VATIKAN - Herausforderungen und Perspektiven der Mission in Europa: Vorträge von Kardinal Joachim Meisner, Erzbischof von Köln, und Kardinal Vinko Pulijc, Erzbischof von Sarajevo

Freitag, 10 März 2006

Vatikanstadt (Fidesdienst) - Im Mittelpunkt der Arbeiten des Internationalen Kongresses, der von der Kongregation für die Evangelisierung der Völker in Zusammenarbeit mit der Päpstlichen Universität Urbaniana zum 40jährigen Jubiläum des Konzilsdekrets „Ad gentes“ stehen am heutigen 10. März die „Herausforderungen und Perspektiven der Mission“ in den verschiedenen Kontinenten. Als erster erläuterte Kardinal Joachim Meisner, Erzbischof von Köln, das Thema: „Mission in Europa heute - Herausforderungen und Perspektiven: Beziehungen zwischen den Kirchen in Europa und den jungen Kirchen in den Missionsländern“. „Wenn die Kirche sich die Auszeichnung „apostolisch“ wirklich verdienen will, dann muss sie missionarisch sein“, so Kardinal Meisner, „Die Mission darf nicht als kontingentes Handeln verstanden werden sondern sie ist Teil des Wesens der Kirche. Mehr noch: Sie kommt von Gott selbst. Sowohl bei der externen Mission „in partibus infidelium“ als auch bei internen Mission in den christlichen Ländern des Westens handelt es sich immer um die Fortführung der „Missio Die“, deren Ursprung Gott selbst ist“. Zur Mission in Europa betont der Erzbischof von Köln, dass „die Frohbotschaft von den ursprünglichen Missionsländern nach Europa in die neuen Missionsgebiete zurückkehrt“, wobei er insbesondere hervorhob, dass „die Länder des Ostens sich lange Zeit unter einer kommunistischen Herrschaft befanden und dieser Einfluss zum Teil immer noch zu spüren ist; hier wurden die Christen über Jahrzehnte hinweg massiv unterdrückt und leben deshalb eindeutig in der Minderheit. Mit der „Glasnost“ und der „Prestrojka“ kam zwar eine gewisse Freiheit, doch gleichsam auch eine nicht unterzubewertende Aufgabe, nämlich das Finden einer sowohl religiösen als auch politischen Neuorientierung. Die Einwohner der westlichen Regionen genießen seit der Nachkriegszeit eine solche Freiheit doch sie sind anderen Einflüssen ausgesetzt, die für das Überleben des Christentums zum Teil nicht weniger gefährlich sind“. Die Kirche sei in dieser Situation insbesondere zur Neuevangelisierung des Westens mit alter christlicher Tradition berufen, wie der Erzbischof von Köln betonte: „In einer Gesellschaft, die zurecht als „post-christlich“ bezeichnet wird, muss die Kirche noch mehr als zu den Zeiten des heiligen Paulus, Zeugin jenes „unbekannten Gottes“ (vgl. Apg 17,23) sein, auch wenn seine Altäre in unseren Gesellschaften schon vor vielen Jahrhunderten errichtet wurden“.
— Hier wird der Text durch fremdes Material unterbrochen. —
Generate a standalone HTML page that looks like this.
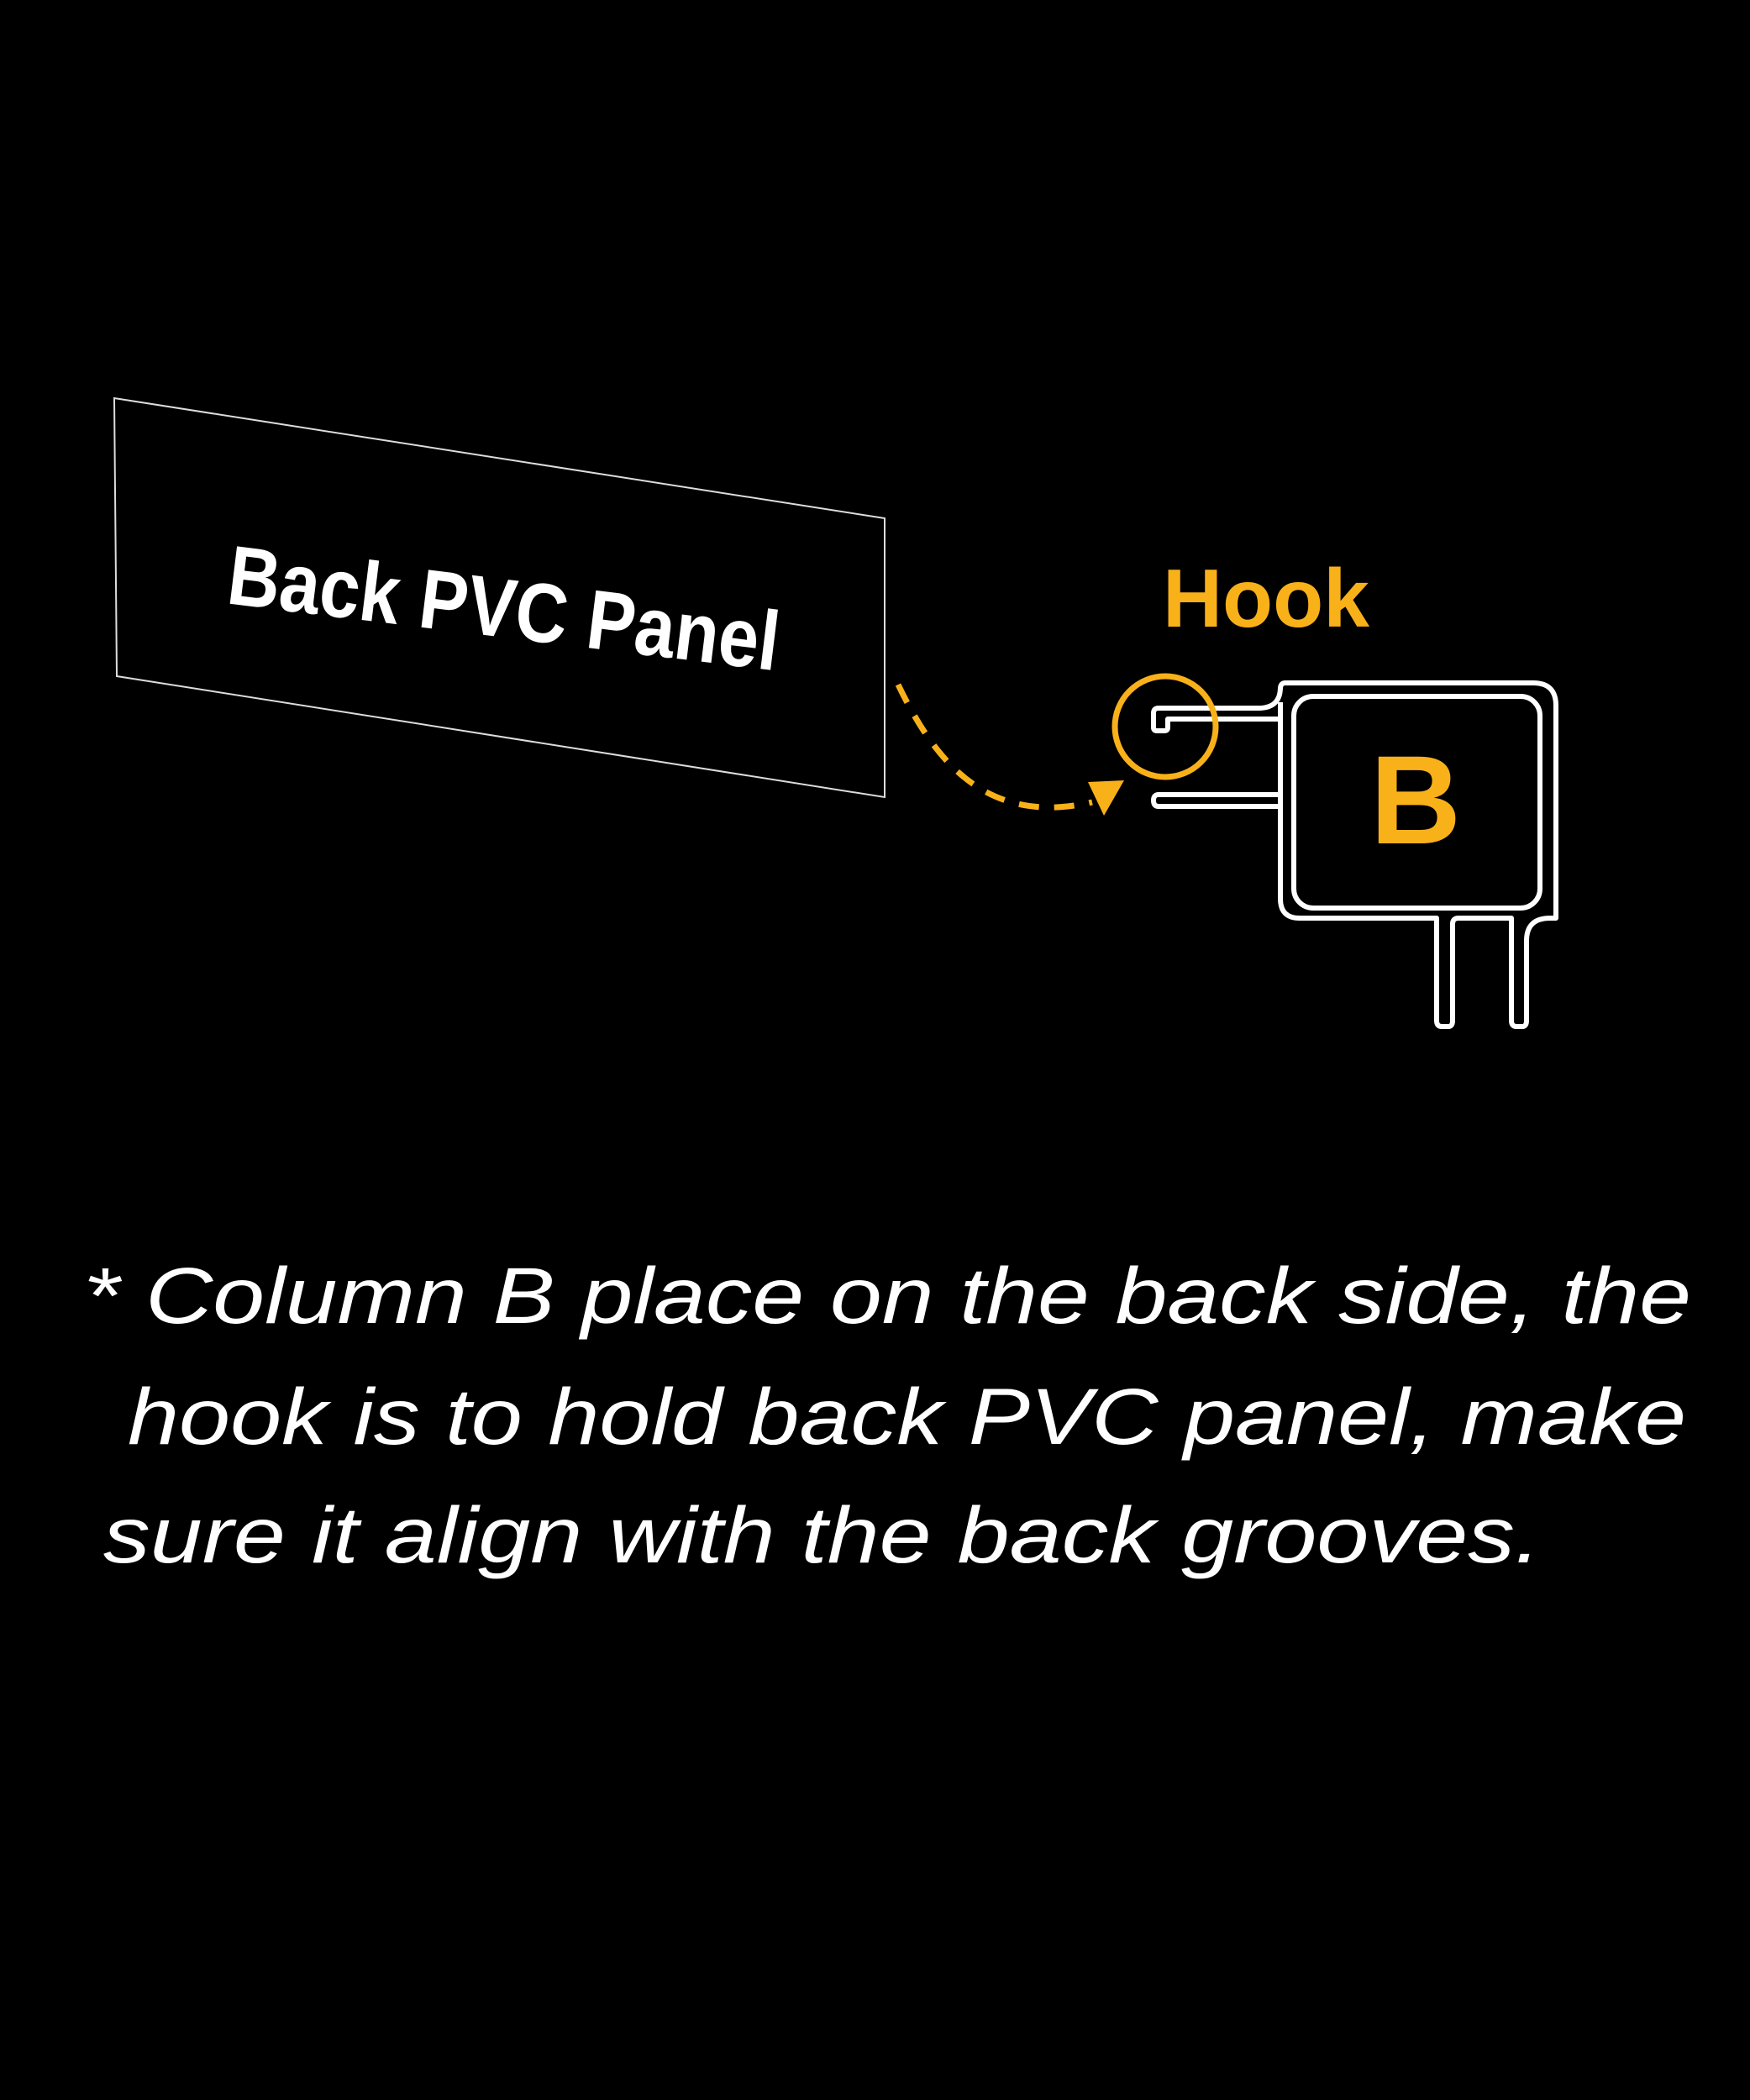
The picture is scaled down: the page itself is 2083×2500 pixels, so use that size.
<!DOCTYPE html>
<html><head><meta charset="utf-8"><style>
html,body{margin:0;padding:0;background:#000;}
svg{display:block;}
</style></head><body>
<svg width="2083" height="2500" viewBox="0 0 2083 2500" xmlns="http://www.w3.org/2000/svg">
<rect width="2083" height="2500" fill="#000"/>
<polygon points="136,474 1053,617 1053,949 139,805" fill="none" stroke="#ddd" stroke-width="2"/>
<text x="0" y="0" transform="translate(268,718) rotate(7)" font-family="Liberation Sans, sans-serif" font-weight="bold" font-size="100" fill="#fff" textLength="660" lengthAdjust="spacingAndGlyphs">Back PVC Panel</text>
<path d="M1069,815 C1110,900 1170,985 1300,955" fill="none" stroke="#F9B11A" stroke-width="7" stroke-dasharray="24,18"/>
<polygon points="1295,931 1338,929 1314,971" fill="#F9B11A"/>
<text x="1384" y="746" font-family="Liberation Sans, sans-serif" font-weight="bold" font-size="98" fill="#F9B11A" textLength="246" lengthAdjust="spacingAndGlyphs">Hook</text>
<g fill="none" stroke="#fff" stroke-width="6" stroke-linejoin="round">
<path d="M1524,836 L1524,1070 Q1524,1093 1547,1093 L1710,1093 L1710,1215 Q1710,1222 1716,1222 L1724,1222 Q1729,1222 1729,1215 L1729,1100 Q1729,1093 1736,1093 L1799,1093 L1799,1215 Q1799,1222 1805,1222 L1812,1222 Q1817,1222 1817,1215 L1817,1120 Q1817,1093 1845,1093 L1852,1093 L1852,840 Q1852,813 1825,813 L1530,813 Q1524,813 1524,820"/>
<rect x="1540" y="829" width="293" height="252" rx="23" ry="23"/>
<path d="M1524,818 Q1524,843 1498,843 L1379,843 Q1373,843 1373,849 L1373,866 Q1373,870 1377,870 L1386,870 Q1390,870 1390,866 L1390,856 L1524,856"/>
<path d="M1524,946 L1379,946 Q1373,946 1373,953 Q1373,960 1379,960 L1524,960"/>
</g>
<circle cx="1387" cy="865" r="60" fill="none" stroke="#F9B11A" stroke-width="7"/>
<text x="1685" y="1004" text-anchor="middle" font-family="Liberation Sans, sans-serif" font-weight="bold" font-size="150" fill="#F9B11A">B</text>
<g font-family="Liberation Sans, sans-serif" font-style="italic" font-size="95" fill="#fff">
<text x="99" y="1575" textLength="1914" lengthAdjust="spacingAndGlyphs">* Column B place on the back side, the</text>
<text x="152" y="1719" textLength="1855" lengthAdjust="spacingAndGlyphs">hook is to hold back PVC panel, make</text>
<text x="123" y="1860" textLength="1711" lengthAdjust="spacingAndGlyphs">sure it align with the back grooves.</text>
</g>
</svg>
</body></html>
Zu den Beziehungen zwischen den Kirchen in Europa und den jungen Kirchen in den Missionsländern, betonte Kardinal Meisner: „Man kann nicht leugnen, dass die Kirche des Westens intellektuelle und geistliche Schätze besitzt, doch ebenso braucht sie die komplementäre Bereicherung aus den jungen Kirchen … Wir brauchen asiatischen und afrikanische Kirchen, damit der Christus der Europäer gewisser und sicherer wird. Die Afrikaner und Asiaten brauchen uns, damit ihr Christus, durch unserer Erfahrung, gewisser und sicherer wird, damit der missionarische Eifer in der Kirche nicht schwindet.“
Auf die Herausforderungen und Perspektiven in den Ländern unter ehemaliger kommunistischer Herrschaft im ehemaligen Jugoslawien sprach anschließend Kardinal Vinko Puljic, Erzbischof von Sarajevo (Bosnien und Herzegowina), der in seinem Vortrag von den wichtigsten Richtlinien des Konzils zur Mission und über die Rezeption im ehemaligen Jugoslawien ausging und sodann über die Evangelisierung in dieser Region sprach und dabei historische, politische und religiöse Ereignisse berücksichtigte. „Bosnien Herzegowina ist lebendiges Beispiel für die Verhältnisse einer ganzen Region“, so der Erzbischof von Sarajevo, „Größtenteils ist es ein Ort der Begegnung und der Auseinandersetzung zwischen Kulturen und Zivilisationen, Völkern und Nationen, Glaubensbekenntnissen und Religionen … An keinem anderen Ort in Europa sind sich unter historischen, traditionellen und zeitgenössischen Aspekten das Kreuz und der Halbmond so nahe, Christen beider Traditionen und Muslime, und sie sind gleichsam nirgends so weit voneinander entfernt. Es ist kaum zu verstehen aber wahr: so weit voneinander entfernt und so nahe“. Das Christentum habe in diesen Regionen seinen Frühling und auch raue Zeiten erlebt, es gebe viele Heilige und Martyrer und sehr viele Missionare. Über Jahrhunderte hinweg habe man Mission in anderen Ländern betrieben und dabei vielleicht die eigenen Länder vernachlässigt. Die heutige Situation bezeichnete Kardinal Pulijc als sehr komplex, was er mit zwei bedeutenden Motiven begründete: Krieg und Kommunismus.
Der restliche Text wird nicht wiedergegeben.